With the median age of Iranians currently being 26-years old, the majority of the population has been born into the Islamic Republic rather than the time of the Shah. This is of increasing importance in a country where the majority of young, middle-class Iranians seek to study in the U.S. or Europe, but are continually frustrated in these endeavours by sanctions and visa restrictions which make it hard for them to travel freely, increasingly causing them to question the regime's frequent international provocations.

Yet, far from desiring mass emigration, many young Iranians affirm a desire to return to Iran, post-studies, to improve their country. As one Iranian friend said, "The U.S. does not need one more doctor, but the Iranian people and Iran do." Indeed, Iranians have a deep-seated love of their country and culture, one that no young Iranian wants to forget or permanently leave.

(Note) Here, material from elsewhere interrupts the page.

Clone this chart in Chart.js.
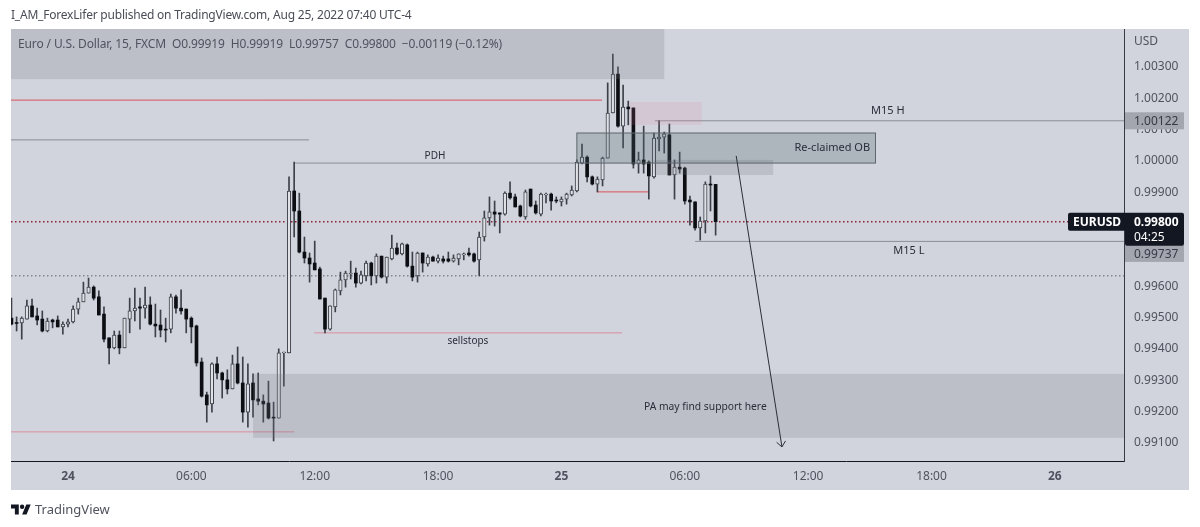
<!DOCTYPE html>
<html>
<head>
<meta charset="utf-8">
<title>EURUSD 15</title>
<script src="https://cdn.jsdelivr.net/npm/chart.js@4"></script>
<style>
  html, body { margin: 0; padding: 0; background: #fff; }
  body { width: 1200px; height: 527px; position: relative; overflow: hidden; font-family: 'Noto Sans', sans-serif; }
  canvas { position: absolute; left: 0; top: 0; }
  .publicado { position: absolute; left: 11px; top: 7px; font-size: 12px; line-height: 16px; color: #4a4d57; white-space: nowrap; letter-spacing: -.21px; }
  .legenda { position: absolute; left: 18px; top: 36px; font-size: 12px; line-height: 16px; color: #50535e; white-space: pre; letter-spacing: -.12px; }
  .marca { position: absolute; left: 11px; top: 500px; height: 18px; display: flex; align-items: center; color: #50535e; font-size: 13px; }
  .marca svg { width: 20px; height: 14px; margin-right: 4px; }
</style>
</head>
<body>
<canvas id="grafico" width="1200" height="527"></canvas>
<div class="publicado">I_AM_ForexLifer published on TradingView.com, Aug 25, 2022 07:40 UTC-4</div>
<div class="legenda">Euro / U.S. Dollar, 15, FXCM  O0.99919  H0.99919  L0.99757  C0.99800  −0.00119 (−0.12%)</div>
<div class="marca">
  <svg viewBox="0 0 36 24"><path fill="#131722" d="M14 22H7V11H0V4h14v18zM28 22h-8l7.5-18h8L28 22z"/><circle fill="#131722" cx="20" cy="8" r="4"/></svg>
  <span>TradingView</span>
</div>
<script>
// candles, 15 min each, index 0 = Aug 24 00:00
const firstCandle = -11;
const opens = [
  .99492,.99478,.99477,.99489,.99531,.99499,.99489,.99451,.99486,.99486,
  .99464,.99473,.99480,.99521,.99544,.99572,.99591,.99560,.99505,.99429,
  .99397,.99438,.99397,.99489,.99515,.99528,.99524,.99534,.99473,.99470,
  .99457,.99457,.99560,.99524,.99521,.99492,.99467,.99352,.99247,.99218,
  .99346,.99317,.99295,.99266,.99346,.99285,.99192,.99285,.99234,.99227,
  .99221,.99176,.99173,.99381,.99381,.99898,.99834,.99703,.99684,.99668,
  .99649,.99556,.99457,.99528,.99579,.99614,.99633,.99636,.99604,.99627,
  .99668,.99627,.99690,.99623,.99681,.99716,.99697,.99726,.99658,.99627,
  .99700,.99665,.99687,.99674,.99681,.99681,.99674,.99681,.99694,.99700,
  .99697,.99678,.99751,.99812,.99831,.99828,.99824,.99891,.99879,.99850,
  .99815,.99904,.99853,.99824,.99885,.99888,.99869,.99863,.99872,.99885,
  .99898,.99987,1.00006,.99943,.99920,.99933,1.00003,1.00147,1.00271,1.00105,
  1.00166,1.00163,.99984,.99997,.99990,.99943,1.00064,1.00070,1.00077,.99949,
  .99974,.99971,.99869,.99863,.99780,.99802,.99920,.99919
];
const highs = [
  .99556,.99496,.99496,.99550,.99553,.99524,.99515,.99492,.99489,.99499,
  .99480,.99489,.99531,.99556,.99607,.99620,.99595,.99579,.99528,.99429,
  .99451,.99451,.99492,.99556,.99588,.99556,.99591,.99560,.99537,.99518,
  .99492,.99569,.99566,.99582,.99521,.99496,.99470,.99365,.99256,.99349,
  .99368,.99320,.99327,.99374,.99400,.99368,.99346,.99314,.99317,.99247,
  .99291,.99224,.99394,.99384,.99943,.99990,.99891,.99751,.99700,.99738,
  .99655,.99556,.99531,.99585,.99639,.99642,.99674,.99652,.99642,.99674,
  .99671,.99697,.99690,.99687,.99757,.99732,.99732,.99729,.99703,.99703,
  .99700,.99694,.99690,.99694,.99690,.99703,.99694,.99697,.99700,.99716,
  .99700,.99767,.99834,.99879,.99866,.99828,.99895,.99927,.99888,.99853,
  .99901,.99904,.99866,.99891,.99891,.99891,.99879,.99879,.99891,.99914,
  .99997,1.00048,1.00010,.99946,.99943,1.00006,1.00243,1.00335,1.00294,1.00236,
  1.00185,1.00163,1.00022,1.00105,.99994,1.00083,1.00122,1.00086,1.00112,.99997,
  1.00022,.99974,.99882,.99863,.99815,.99927,.99946,.99919
];
const lows = [
  .99470,.99451,.99425,.99489,.99496,.99470,.99448,.99448,.99461,.99464,
  .99441,.99464,.99477,.99505,.99544,.99572,.99550,.99502,.99416,.99346,
  .99394,.99378,.99397,.99445,.99483,.99457,.99492,.99470,.99432,.99432,
  .99416,.99445,.99508,.99505,.99445,.99413,.99339,.99240,.99160,.99192,
  .99298,.99237,.99250,.99266,.99282,.99160,.99144,.99176,.99215,.99160,
  .99170,.99100,.99173,.99275,.99381,.99751,.99700,.99668,.99607,.99646,
  .99553,.99445,.99454,.99512,.99566,.99591,.99617,.99591,.99601,.99611,
  .99598,.99604,.99620,.99604,.99678,.99694,.99694,.99655,.99611,.99607,
  .99639,.99658,.99674,.99668,.99668,.99671,.99671,.99662,.99678,.99690,
  .99671,.99627,.99738,.99789,.99786,.99764,.99821,.99872,.99847,.99815,
  .99808,.99847,.99824,.99818,.99860,.99837,.99860,.99850,.99856,.99882,
  .99895,.99984,.99927,.99917,.99895,.99914,1.00003,1.00147,1.00102,1.00035,
  1.00109,.99971,.99955,.99955,.99872,.99939,1.00026,1.00019,.99949,.99872,
  .99955,.99856,.99789,.99773,.99741,.99764,.99834,.99757
];
const closes = [
  .99473,.99475,.99492,.99531,.99496,.99486,.99451,.99483,.99480,.99464,
  .99473,.99480,.99521,.99544,.99572,.99591,.99556,.99502,.99425,.99397,
  .99438,.99397,.99492,.99515,.99524,.99524,.99534,.99473,.99467,.99454,
  .99454,.99560,.99524,.99515,.99489,.99464,.99349,.99243,.99215,.99346,
  .99317,.99295,.99266,.99346,.99285,.99192,.99282,.99231,.99227,.99218,
  .99173,.99173,.99381,.99384,.99898,.99834,.99703,.99684,.99665,.99646,
  .99553,.99457,.99531,.99582,.99614,.99636,.99636,.99604,.99630,.99668,
  .99627,.99690,.99623,.99687,.99716,.99697,.99729,.99658,.99623,.99700,
  .99668,.99687,.99674,.99684,.99674,.99674,.99684,.99697,.99697,.99694,
  .99674,.99751,.99812,.99831,.99824,.99824,.99891,.99876,.99847,.99818,
  .99895,.99850,.99828,.99888,.99888,.99866,.99866,.99872,.99888,.99901,
  .99990,1.00006,.99943,.99920,.99936,1.00003,1.00147,1.00271,1.00105,1.00166,
  1.00160,.99984,.99997,.99984,.99946,1.00067,1.00070,1.00080,.99949,.99974,
  .99968,.99866,.99863,.99780,.99802,.99920,.99917,.99800
];

// axes
const xTicks = [0, 24, 48, 72, 96, 120, 144, 168, 192];
const xLabels = ['24', '06:00', '12:00', '18:00', '25', '06:00', '12:00', '18:00', '26'];
const xBold = ['24', '25', '26'];
const yTicks = [1.003, 1.002, 1.001, 1.0, 0.999, 0.998, 0.997, 0.996, 0.995, 0.994, 0.993, 0.992, 0.991];
const xMin = -11.09, xMax = 205.45, yMin = 0.99036, yMax = 1.00415;

// horizontal levels drawn on the chart
const levelFrom  = [-11.09, -11.09, 44, 114.2, 122, 102.9, -11.09, -11.09, 47.9, -11.09];
const levelTo    = [103.9, 46.9, 99, 205.45, 205.45, 113, 194.6, 205.45, 107.8, 44];
const levelPrice = [1.00188, 1.00061, 0.99987, 1.00122, 0.99737, 0.99895, 0.998, 0.99627, 0.99445, 0.99129];
const levelStyle = ['red', 'grey', 'grey', 'grey', 'grey', 'red', 'last', 'dots', 'pink', 'pink'];

// boxes
const zoneFrom  = [-11.09, 36, 114, 109.3, 99];
const zoneTo    = [116, 205.45, 137.2, 123.3, 157.1];
const zoneTop   = [1.00415, 0.99314, 0.99997, 1.00182, 1.00083];
const zoneBase  = [1.00255, 0.9911, 0.99949, 1.00109, 0.99987];
const zoneStyle = ['grey', 'grey', 'grey', 'pink', 'ob'];

// notes
const noteTexts = ['PDH', 'Re-claimed OB', 'M15 H', 'M15 L', 'sellstops', 'PA may find support here'];
const noteSizes = [10, 11, 11, 11, 10, 10.3];
const noteX     = [71.4, 148.7, 159.5, 163.6, 77.8, 124];
const notePrice = [1.0001, 1.00035, 1.00155, 0.99708, 0.9942, 0.99207];

// arrow, from the OB down to the support zone
const arrowX = [130, 138.9];
const arrowY = [1.0001, 0.99081];

const tagPrices = [1.00122, 0.99737];
const lastPrice = 0.998;

const estilosLinha = {
  red:  { borderColor: '#d9505c', borderWidth: 1 },
  grey: { borderColor: '#8a8d96', borderWidth: 1 },
  pink: { borderColor: '#d98ea0', borderWidth: 1 },
  last: { borderColor: '#8a2334', borderWidth: 1.5, borderDash: [1.5, 2.5] },
  dots: { borderColor: '#5d606b', borderWidth: 1, borderDash: [1.5, 2.5] }
};
const estilosZona = {
  grey: 'rgba(120,123,134,.23)',
  pink: 'rgba(230,130,170,.15)',
  ob:   'rgba(80,100,110,.28)'
};

const indices = opens.map((_, i) => i + firstCandle);
const sobe = i => closes[i] >= opens[i];
const corpoAlta = [], corpoBaixa = [], pavios = [];
indices.forEach((x, i) => {
  pavios.push({ x, y: [lows[i], highs[i]] });
  (sobe(i) ? corpoAlta : corpoBaixa).push({ x, y: [opens[i], closes[i]] });
});

const linhas = levelPrice.map((p, i) => ({
  type: 'line',
  data: [{ x: levelFrom[i], y: p }, { x: levelTo[i], y: p }],
  pointRadius: 0,
  ...estilosLinha[levelStyle[i]]
}));

const desenhos = {
  id: 'desenhos',
  beforeDraw(chart) {
    const c = chart.ctx;
    c.save();
    c.fillStyle = '#ffffff';
    c.fillRect(0, 0, chart.width, chart.height);
    c.fillStyle = '#d1d4dc';
    c.fillRect(11, 29, 1178, 461);
    c.restore();
  },
  afterDatasetsDraw(chart) {
    const c = chart.ctx, sx = chart.scales.x, sy = chart.scales.y;
    c.save();
    // zonas
    zoneFrom.forEach((f, i) => {
      const x0 = sx.getPixelForValue(f), x1 = sx.getPixelForValue(zoneTo[i]);
      const y0 = sy.getPixelForValue(zoneTop[i]), y1 = sy.getPixelForValue(zoneBase[i]);
      c.fillStyle = estilosZona[zoneStyle[i]];
      c.fillRect(x0, y0, x1 - x0, y1 - y0);
      if (zoneStyle[i] === 'ob') {
        c.strokeStyle = '#5f676c';
        c.lineWidth = 1;
        c.strokeRect(x0, y0, x1 - x0, y1 - y0);
      }
    });
    // seta
    const ax0 = sx.getPixelForValue(arrowX[0]), ay0 = sy.getPixelForValue(arrowY[0]);
    const ax1 = sx.getPixelForValue(arrowX[1]), ay1 = sy.getPixelForValue(arrowY[1]);
    const ang = Math.atan2(ay1 - ay0, ax1 - ax0);
    c.strokeStyle = '#2a2e39';
    c.lineWidth = 1;
    c.beginPath();
    c.moveTo(ax0, ay0);
    c.lineTo(ax1, ay1);
    c.moveTo(ax1 - 7 * Math.cos(ang - .7), ay1 - 7 * Math.sin(ang - .7));
    c.lineTo(ax1, ay1);
    c.lineTo(ax1 - 7 * Math.cos(ang + .7), ay1 - 7 * Math.sin(ang + .7));
    c.stroke();
    // notas
    c.fillStyle = '#2a2e39';
    c.textAlign = 'center';
    c.textBaseline = 'middle';
    noteTexts.forEach((t, i) => {
      c.font = noteSizes[i] + "px 'Noto Sans'";
      c.fillText(t, sx.getPixelForValue(noteX[i]), sy.getPixelForValue(notePrice[i]));
    });
    c.restore();
  },
  afterDraw(chart) {
    const c = chart.ctx, sy = chart.scales.y;
    c.save();
    c.font = "12px 'Noto Sans'";
    c.textBaseline = 'middle';
    c.textAlign = 'left';
    c.fillStyle = '#50535e';
    c.fillText('USD', 1134, 42);
    // etiquetas de nivel, a segunda desce para nao bater no ultimo preco
    tagPrices.forEach((p, i) => {
      const y = sy.getPixelForValue(p) + (i === 1 ? 12 : 0);
      c.fillStyle = '#a3a6af';
      c.fillRect(1125, y - 8.5, 59, 17);
      c.fillStyle = '#363a45';
      c.fillText(p.toFixed(5), 1134, y + 1);
    });
    // ultimo preco
    const yl = sy.getPixelForValue(lastPrice);
    c.fillStyle = '#131722';
    c.beginPath();
    c.roundRect(1068, yl - 9, 60, 18, 2);
    c.roundRect(1125, yl - 9, 59, 33, 2);
    c.fill();
    c.fillStyle = '#ffffff';
    c.font = "bold 12px 'Noto Sans'";
    c.fillText('EURUSD', 1073, yl + 1);
    c.fillText(lastPrice.toFixed(5), 1134, yl + 1);
    c.font = "12px 'Noto Sans'";
    c.fillText('04:25', 1134, yl + 16);
    c.restore();
  }
};

new Chart(document.getElementById('grafico'), {
  type: 'bar',
  data: {
    datasets: [
      { data: corpoBaixa, backgroundColor: '#0c0e13', borderWidth: 0, barThickness: 3, grouped: false },
      { data: corpoAlta, backgroundColor: '#dfe1e7', borderColor: '#3d4049', borderWidth: 1, borderSkipped: false, barThickness: 3.5, grouped: false },
      { data: pavios, backgroundColor: '#3d4049', barThickness: 1, grouped: false },
      ...linhas
    ]
  },
  options: {
    responsive: false,
    animation: false,
    layout: { padding: { left: 11, top: 29, right: 0, bottom: 0 } },
    plugins: { legend: { display: false }, tooltip: { enabled: false } },
    scales: {
      x: {
        type: 'linear',
        offset: false,
        min: xMin,
        max: xMax,
        grid: { display: false },
        border: { color: '#131722', width: 1 },
        afterFit(s) { s.height = 66; },
        afterBuildTicks(s) { s.ticks = xTicks.map(value => ({ value })); },
        ticks: {
          autoSkip: false,
          maxRotation: 0,
          padding: 0,
          color: '#50535e',
          callback: v => xLabels[xTicks.indexOf(v)],
          font: ctx => ({
            family: "'Noto Sans'",
            size: 12,
            weight: ctx.tick && xBold.includes(xLabels[xTicks.indexOf(ctx.tick.value)]) ? 'bold' : 'normal'
          })
        }
      },
      y: {
        position: 'right',
        min: yMin,
        max: yMax,
        grid: { display: false },
        border: { color: '#363a45', width: 1 },
        afterFit(s) { s.width = 76; },
        afterBuildTicks(s) { s.ticks = yTicks.map(value => ({ value })); },
        ticks: {
          autoSkip: false,
          padding: 2,
          color: '#50535e',
          // linha vazia + lineHeight curto: desce o texto 2px, como no original
          font: { family: "'Noto Sans'", size: 12, lineHeight: '4px' },
          callback: v => ['', v.toFixed(5)]
        }
      }
    }
  },
  plugins: [desenhos]
});
</script>
</body>
</html>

However, increasingly, it it seems to Iranians that Western nations are more interested in punishing the regime than helping the Iranian youth gain the exposure and education vital to engendering domestic change. When asked whether this was frustrating, an Iranian acquaintance replied with a quote from a poem by Sohrab Sepheri, saying: “Life is living in the present, For life is excitement for a future which may never come.” Indeed, young Iranians can see why the West imposes sanctions on Iran but can never understand why they, the youth, are the ones who feel the brunt of these policies, and why the future they dream so often about may never come.

As my travels in Iran drew to a close, the reflection on my time in this beautiful, complex country began. It is now evident that the most striking aspect about Iran is the resilience and spirit its new generation have shown in the face of international isolation.

Young Iranians have incredible, deeply inspiring stories about life under an oppressive regime and restrictive sanctions, ones that show that the spirit of a nation so benighted by its regime has been categorically redeemed by its youth's dynamism and ambition. Sanctions will change Iran in the same way these young Iranians can; indeed, Western governments should seek to support, not hinder, the dreams and ambitions of young Iranians, for only in this way can a new Iran emerge from this cold winter into a springtime of its own.